FALLACY 1 OF FINANCIAL FUNDAMENTALISM
William Vickrey, 1996 Nobel Award in Economics


October 5, 1996

Deficits are considered to represent sinful profligate spending at the expense of future generations, who will be left with a smaller endowment of invested capital. This fallacy seems to stem from a false analogy to borrowing by individuals.


Current reality is almost the exact opposite. Deficits add to the net disposable income of individuals, to the extent that government disbursements that constitute income to recipients exceed that abstracted from disposable income in taxes, fees, and other charges.
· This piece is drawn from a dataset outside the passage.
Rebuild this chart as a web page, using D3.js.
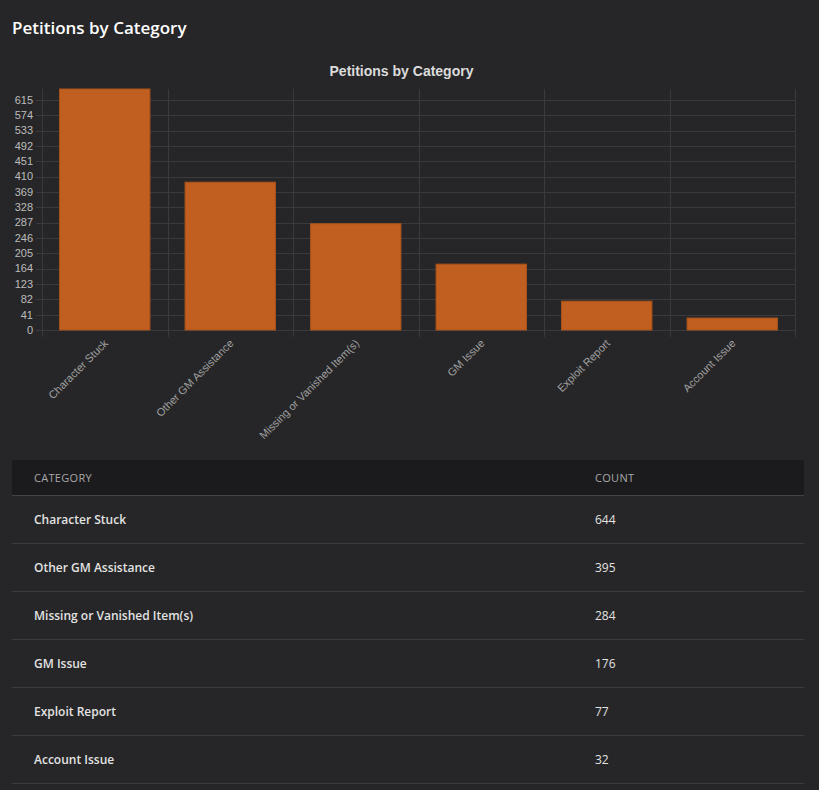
<!DOCTYPE html>
<html>
<head>
<meta charset="utf-8">
<script src="https://cdn.jsdelivr.net/npm/d3@7"></script>
<style>
  body { margin: 0; background: #262628; color: #eee; font-family: "Open Sans", sans-serif; }
  h2 { margin: 0; position: absolute; left: 12px; top: 16px; font-size: 17px; font-weight: 600; color: #fff; }
  #chart { position: absolute; left: 0; top: 50px; }
  table { position: absolute; left: 12px; top: 460px; width: 792px; border-collapse: collapse;
          font-family: "Open Sans", sans-serif; }
  th { background: #1b1b1d; color: #a8a8a8; font-size: 11px; font-weight: 500; text-align: left;
       height: 35px; padding: 0 0 0 22px; border-bottom: 1px solid #444; letter-spacing: 0.3px; }
  td { color: #e2e2e2; font-size: 12px; font-weight: 600; height: 47px; padding: 0 0 0 22px;
       border-bottom: 1px solid #3c3c3f; }
  td.num { font-weight: 500; }
</style>
</head>
<body>
<h2>Petitions by Category</h2>
<div id="chart"></div>
<table id="tbl"></table>
<script>
// Data
const categories = ["Character Stuck", "Other GM Assistance", "Missing or Vanished Item(s)", "GM Issue", "Exploit Report", "Account Issue"];
const counts = [644, 395, 284, 176, 77, 32];
const yTicks = [0, 41, 82, 123, 164, 205, 246, 287, 328, 369, 410, 451, 492, 533, 574, 615];

const data = categories.map((c, i) => ({category: c, count: counts[i]}));

// Chart dimensions (svg sits 50px below page top)
const margin = {top: 39, right: 24, bottom: 110, left: 42};
const width = 819 - margin.left - margin.right;
const height = 280 - margin.top;

const svg = d3.select("#chart")
    .append("svg")
    .attr("width", 819)
    .attr("height", 400)
    .style("font-family", "'Liberation Sans', Arial, sans-serif");

const g = svg.append("g")
    .attr("transform", `translate(${margin.left}, ${margin.top})`);

const x = d3.scaleBand()
    .domain(categories)
    .range([0, width]);

const y = d3.scaleLinear()
    .domain([0, d3.max(counts)])
    .range([height, 0]);

// Title
svg.append("text")
    .attr("x", margin.left + width / 2 - 17)
    .attr("y", 26)
    .attr("text-anchor", "middle")
    .style("font-size", "14px")
    .style("font-weight", "bold")
    .style("fill", "#dcdcdc")
    .text("Petitions by Category");

// Horizontal grid
g.selectAll(".hgrid")
    .data(yTicks)
    .enter()
    .append("line")
    .attr("x1", -6)
    .attr("x2", width)
    .attr("y1", d => Math.round(y(d)) + 0.5)
    .attr("y2", d => Math.round(y(d)) + 0.5)
    .attr("stroke", "#3a3a3e");

// Vertical grid at category boundaries
const bounds = categories.map(c => x(c)).concat([width]);
g.selectAll(".vgrid")
    .data(bounds)
    .enter()
    .append("line")
    .attr("x1", d => Math.round(d) + 0.5)
    .attr("x2", d => Math.round(d) + 0.5)
    .attr("y1", 0)
    .attr("y2", height + 7)
    .attr("stroke", "#3a3a3e");

// Bars
const barW = x.bandwidth() * 0.72;
g.selectAll(".bar")
    .data(data)
    .enter()
    .append("rect")
    .attr("class", "bar")
    .attr("x", d => x(d.category) + (x.bandwidth() - barW) / 2)
    .attr("y", d => y(d.count))
    .attr("width", barW)
    .attr("height", d => height - y(d.count))
    .attr("fill", "#c05f1f")
    .attr("stroke", "#a9531b")
    .attr("stroke-width", 1);

// Y axis labels
g.selectAll(".ylab")
    .data(yTicks)
    .enter()
    .append("text")
    .attr("x", -9)
    .attr("y", d => y(d))
    .attr("dy", "0.35em")
    .attr("text-anchor", "end")
    .style("font-size", "11px")
    .style("fill", "#bcbcbc")
    .text(d => d);

// X axis labels, rotated
g.selectAll(".xlab")
    .data(categories)
    .enter()
    .append("text")
    .attr("transform", d => `translate(${x(d) + x.bandwidth() / 2 + 4}, ${height + 14}) rotate(-45)`)
    .attr("text-anchor", "end")
    .style("font-size", "11px")
    .style("fill", "#a0a0a0")
    .text(d => d);

// Table
const tbl = d3.select("#tbl");
tbl.append("tr")
    .selectAll("th")
    .data(["CATEGORY", "COUNT"])
    .enter()
    .append("th")
    .style("width", (d, i) => i === 0 ? "539px" : null)
    .text(d => d);

tbl.selectAll(".row")
    .data(data)
    .enter()
    .append("tr")
    .selectAll("td")
    .data(d => [d.category, d.count])
    .enter()
    .append("td")
    .attr("class", (d, i) => i === 1 ? "num" : null)
    .text(d => d);
</script>
</body>
</html>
This added purchasing power, when spent, provides markets for private production, inducing producers to invest in additional plant capacity, which will form part of the real heritage left to the future. This is in addition to whatever public investment takes place in infrastructure, education, research, and the like. Larger deficits, sufficient to recycle savings out of a growing gross domestic product (GDP) in excess of what can be recycled by profit-seeking private investment, are not an economic sin but an economic necessity. Deficits in excess of a gap growing as a result of the maximum feasible growth in real output might indeed cause problems, but we are nowhere near that level.


Even the analogy itself is faulty. If General Motors, AT&T, and individual households had been required to balance their budgets in the manner being applied to the federal government, there would be no corporate bonds, no mortgages, no bank loans, and many fewer automobiles, telephones, and houses.